ESBOCETO VELOZ DE TRATADO ACERCA DA ARTE DE BEM ESCREVER

A arte de bem escrever? Tem bastante que se lhe diga. Aliás, como qualquer outra. Não é suficiente – já alguém por aí disse isto ou algo aparentado – o bom intento. Ou mesmo o esquisso da ideia a adiantar como projecto. Ou até o suplício de horas, dias, meses, a vida inteira deitado sobre uma obra, para que essa obra resulte e a arte se dê a ler. É preciso aquela centelha de luz íntima. Aquele piscar de olhos vindo de dentro e para lá voltado. Aquela descoberta remota do que afinal está aqui tão perto. Aquele lapso metafísico entre ser ou não, quando ser não seja tubo de ensaio ou simples golpe de sorte.

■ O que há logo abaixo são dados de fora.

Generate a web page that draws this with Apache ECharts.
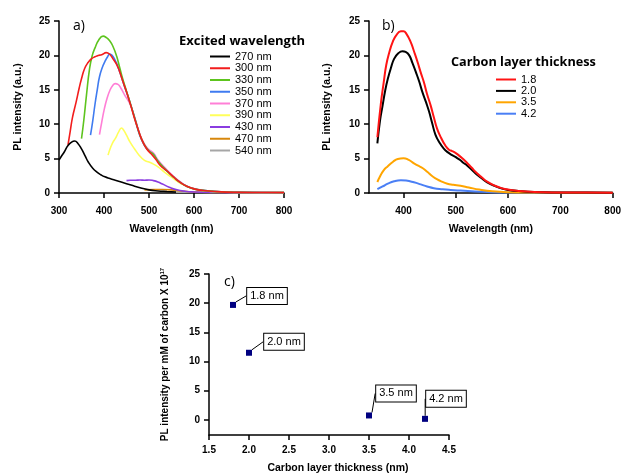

As palavras estão aí, aos milhares. Há muito por onde escolher. E são as mesmas para toda a gente. É só pegar em algumas, quatro ou cinco, predispô-las em função do pensamento motriz, dar-lhes um primeiro impulso contra a inércia, e aguardar depois que as mais vão fluindo, como se despontassem do nada. Como se nada custasse fazê-las falar. Quanto ao serem arte palpável ou verborreia gratuita, aí já será bem outra a questão.
Há quem dê mais ênfase à forma, em detrimento do conteúdo, como se olhar um fruto bastasse para lhe tomar o sabor. Há quem se esfalfe em prol do recheio, desleixando a vestimenta, como se contemplar um corpo nu por inteiro fosse mais belo que a nudez adivinhada ao entrever-se. E também haverá quem, pendurado nos píncaros de suas cristalinas lunetas, só lavre e cultive o discurso valendo-se de penas de ganso, como se o talento dependesse da agricultura caligráfica ou se medisse com altímetro.
É na verdade muito simplesmente complexa a arte de bem escrever.